I believe everyone with common sense would know the proper choice.

Ironically enough, however, people persist in becoming the next hunter of answers to all of the different unknowns in the world. Lying under all that, is the death of another mystery contemplated by the complex machinations of the human mind.

It's like an eternal fire, and the mysteries are trees. People keep chopping them down to keep their fires of their reality alive, because otherwise they would not be living. People enjoy the colors of those trees, reminisce in their natural beauty. It gives the blazes of their souls wondrous colors of majestic purple, hopeful blue, passionate red, lively green, eccentric yellow, enthusiastic orange. Regardless, it is required of human nature to subconsciously continue chopping them down in order to keep it alive. Soon enough, all that will be left is a flat land of grass, littered with stumps to serve as the remnants, the remembrance of those pleasant colors once abundant in the branches.

And yet, people cannot live without those colors, otherwise souls would not have life anymore...

THE SOLUTION: An illusion.

If people cannot be surrounded in mysteries anymore, why not invent a world of their own, a spitting image of the Round Table where humble nobility gathers?

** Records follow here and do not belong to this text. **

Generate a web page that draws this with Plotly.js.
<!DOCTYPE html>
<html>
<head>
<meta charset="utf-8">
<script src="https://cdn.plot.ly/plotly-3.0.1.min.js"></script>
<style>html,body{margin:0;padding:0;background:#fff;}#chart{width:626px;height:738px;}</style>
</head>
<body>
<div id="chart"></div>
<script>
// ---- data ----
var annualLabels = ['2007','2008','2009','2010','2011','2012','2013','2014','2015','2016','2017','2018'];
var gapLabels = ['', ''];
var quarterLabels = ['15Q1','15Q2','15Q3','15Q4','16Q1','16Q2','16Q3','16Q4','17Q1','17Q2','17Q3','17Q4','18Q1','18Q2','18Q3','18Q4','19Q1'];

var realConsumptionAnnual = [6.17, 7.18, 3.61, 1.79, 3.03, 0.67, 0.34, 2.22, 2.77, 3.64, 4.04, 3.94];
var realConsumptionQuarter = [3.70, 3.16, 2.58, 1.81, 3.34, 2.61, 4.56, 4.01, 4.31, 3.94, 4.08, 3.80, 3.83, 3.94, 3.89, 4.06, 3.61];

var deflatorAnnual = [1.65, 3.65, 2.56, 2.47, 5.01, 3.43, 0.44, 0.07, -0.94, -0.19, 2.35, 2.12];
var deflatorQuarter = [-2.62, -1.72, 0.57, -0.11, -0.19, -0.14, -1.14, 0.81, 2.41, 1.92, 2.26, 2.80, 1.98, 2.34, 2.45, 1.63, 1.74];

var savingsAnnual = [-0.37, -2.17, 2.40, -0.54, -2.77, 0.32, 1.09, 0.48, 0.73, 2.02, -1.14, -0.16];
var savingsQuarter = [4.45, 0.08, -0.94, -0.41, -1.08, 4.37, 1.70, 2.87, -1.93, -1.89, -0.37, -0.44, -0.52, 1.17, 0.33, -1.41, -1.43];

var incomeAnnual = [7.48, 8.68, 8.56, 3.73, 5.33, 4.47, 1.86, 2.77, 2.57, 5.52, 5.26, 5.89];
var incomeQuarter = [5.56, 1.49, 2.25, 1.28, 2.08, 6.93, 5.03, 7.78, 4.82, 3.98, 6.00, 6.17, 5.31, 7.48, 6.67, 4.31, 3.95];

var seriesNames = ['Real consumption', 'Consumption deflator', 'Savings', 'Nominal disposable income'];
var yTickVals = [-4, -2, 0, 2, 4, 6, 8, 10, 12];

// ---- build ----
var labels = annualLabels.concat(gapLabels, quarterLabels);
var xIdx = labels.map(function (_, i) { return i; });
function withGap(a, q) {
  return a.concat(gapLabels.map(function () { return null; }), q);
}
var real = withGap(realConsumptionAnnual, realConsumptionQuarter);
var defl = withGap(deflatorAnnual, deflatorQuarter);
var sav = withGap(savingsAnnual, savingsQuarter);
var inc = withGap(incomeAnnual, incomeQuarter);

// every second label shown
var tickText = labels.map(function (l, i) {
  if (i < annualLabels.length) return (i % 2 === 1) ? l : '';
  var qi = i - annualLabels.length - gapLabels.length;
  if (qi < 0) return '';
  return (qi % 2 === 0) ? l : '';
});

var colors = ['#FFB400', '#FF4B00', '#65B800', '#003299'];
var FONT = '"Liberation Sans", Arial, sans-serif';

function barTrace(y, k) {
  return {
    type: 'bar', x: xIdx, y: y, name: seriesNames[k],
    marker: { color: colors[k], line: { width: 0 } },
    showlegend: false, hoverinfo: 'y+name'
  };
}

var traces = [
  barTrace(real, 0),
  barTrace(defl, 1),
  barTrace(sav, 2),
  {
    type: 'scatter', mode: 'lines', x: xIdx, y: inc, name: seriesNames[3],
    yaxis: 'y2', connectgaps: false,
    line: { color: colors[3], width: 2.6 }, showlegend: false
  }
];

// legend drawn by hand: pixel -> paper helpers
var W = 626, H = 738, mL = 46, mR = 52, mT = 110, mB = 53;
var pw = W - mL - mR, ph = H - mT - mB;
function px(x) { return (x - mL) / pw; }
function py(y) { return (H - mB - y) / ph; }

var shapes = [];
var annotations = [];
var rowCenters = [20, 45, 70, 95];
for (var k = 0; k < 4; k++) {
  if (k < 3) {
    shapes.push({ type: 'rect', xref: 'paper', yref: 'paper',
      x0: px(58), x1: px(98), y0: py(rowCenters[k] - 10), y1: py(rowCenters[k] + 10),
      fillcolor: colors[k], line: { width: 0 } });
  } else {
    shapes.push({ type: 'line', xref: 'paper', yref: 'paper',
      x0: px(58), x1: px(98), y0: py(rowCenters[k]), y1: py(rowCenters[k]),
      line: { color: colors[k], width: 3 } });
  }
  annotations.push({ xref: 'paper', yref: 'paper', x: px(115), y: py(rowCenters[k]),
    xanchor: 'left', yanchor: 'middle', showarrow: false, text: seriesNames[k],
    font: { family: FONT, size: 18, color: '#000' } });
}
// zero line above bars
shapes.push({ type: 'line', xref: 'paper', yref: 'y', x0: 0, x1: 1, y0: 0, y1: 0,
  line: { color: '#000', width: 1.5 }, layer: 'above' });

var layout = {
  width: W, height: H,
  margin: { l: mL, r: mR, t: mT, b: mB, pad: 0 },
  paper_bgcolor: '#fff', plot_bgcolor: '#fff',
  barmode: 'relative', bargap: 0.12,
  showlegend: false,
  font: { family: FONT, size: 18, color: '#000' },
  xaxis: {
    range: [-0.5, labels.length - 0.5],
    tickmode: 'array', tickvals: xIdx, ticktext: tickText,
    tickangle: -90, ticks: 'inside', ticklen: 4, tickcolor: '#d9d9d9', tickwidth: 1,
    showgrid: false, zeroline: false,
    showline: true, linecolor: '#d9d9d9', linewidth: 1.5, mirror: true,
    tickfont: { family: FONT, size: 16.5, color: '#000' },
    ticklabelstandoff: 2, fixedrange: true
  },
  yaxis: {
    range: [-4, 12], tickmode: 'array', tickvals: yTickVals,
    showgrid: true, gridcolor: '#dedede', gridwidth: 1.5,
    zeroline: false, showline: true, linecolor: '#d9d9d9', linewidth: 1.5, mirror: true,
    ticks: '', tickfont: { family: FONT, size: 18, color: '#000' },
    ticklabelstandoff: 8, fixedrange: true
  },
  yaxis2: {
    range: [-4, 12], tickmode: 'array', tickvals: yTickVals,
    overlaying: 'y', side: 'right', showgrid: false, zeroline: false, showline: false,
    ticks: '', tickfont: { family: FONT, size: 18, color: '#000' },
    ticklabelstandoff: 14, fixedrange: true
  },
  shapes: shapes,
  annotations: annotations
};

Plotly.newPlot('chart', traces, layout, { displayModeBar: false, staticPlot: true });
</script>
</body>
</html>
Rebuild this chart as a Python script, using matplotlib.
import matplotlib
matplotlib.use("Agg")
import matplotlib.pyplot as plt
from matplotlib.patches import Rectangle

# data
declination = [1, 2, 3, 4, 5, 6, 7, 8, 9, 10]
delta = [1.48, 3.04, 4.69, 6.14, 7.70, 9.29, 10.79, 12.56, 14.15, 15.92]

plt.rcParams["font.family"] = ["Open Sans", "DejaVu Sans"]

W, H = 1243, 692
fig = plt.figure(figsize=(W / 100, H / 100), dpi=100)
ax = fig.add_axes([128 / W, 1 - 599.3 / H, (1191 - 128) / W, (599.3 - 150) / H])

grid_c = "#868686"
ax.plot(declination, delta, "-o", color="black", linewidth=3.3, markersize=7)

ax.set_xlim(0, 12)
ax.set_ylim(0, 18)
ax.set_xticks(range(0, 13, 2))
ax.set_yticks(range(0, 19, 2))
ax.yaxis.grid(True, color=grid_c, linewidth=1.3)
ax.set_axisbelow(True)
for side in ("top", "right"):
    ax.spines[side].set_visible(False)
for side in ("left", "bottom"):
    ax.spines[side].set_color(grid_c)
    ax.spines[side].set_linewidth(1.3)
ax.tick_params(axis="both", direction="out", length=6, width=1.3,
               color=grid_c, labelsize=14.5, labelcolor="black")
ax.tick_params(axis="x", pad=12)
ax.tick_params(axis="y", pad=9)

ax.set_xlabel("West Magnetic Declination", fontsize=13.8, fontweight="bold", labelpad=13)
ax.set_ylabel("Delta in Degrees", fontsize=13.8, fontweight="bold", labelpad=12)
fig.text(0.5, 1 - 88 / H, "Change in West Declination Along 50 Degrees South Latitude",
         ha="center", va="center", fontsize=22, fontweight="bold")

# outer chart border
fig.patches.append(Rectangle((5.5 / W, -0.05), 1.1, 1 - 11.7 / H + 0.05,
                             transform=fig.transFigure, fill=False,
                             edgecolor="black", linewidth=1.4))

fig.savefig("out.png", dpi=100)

And thus, from the stumps, allusion gives birth to illusion. It's how the colors of the soul remain vivid. People use allusion to bask in a fantasy of the forest of mystery. Allusions serve not only as the stumps of those stories of old, but also as a gateway to that time as well. Understanding it in any literary piece is a way to paint colors on the souls of many. That is why it is used so prominently in many wonderful works, because it not only sparks an illusion in the reader, but also gives them a glance into the author's colors of their soul.

Dreams make a painting of the flames in our souls. Realism allows them to continue burning.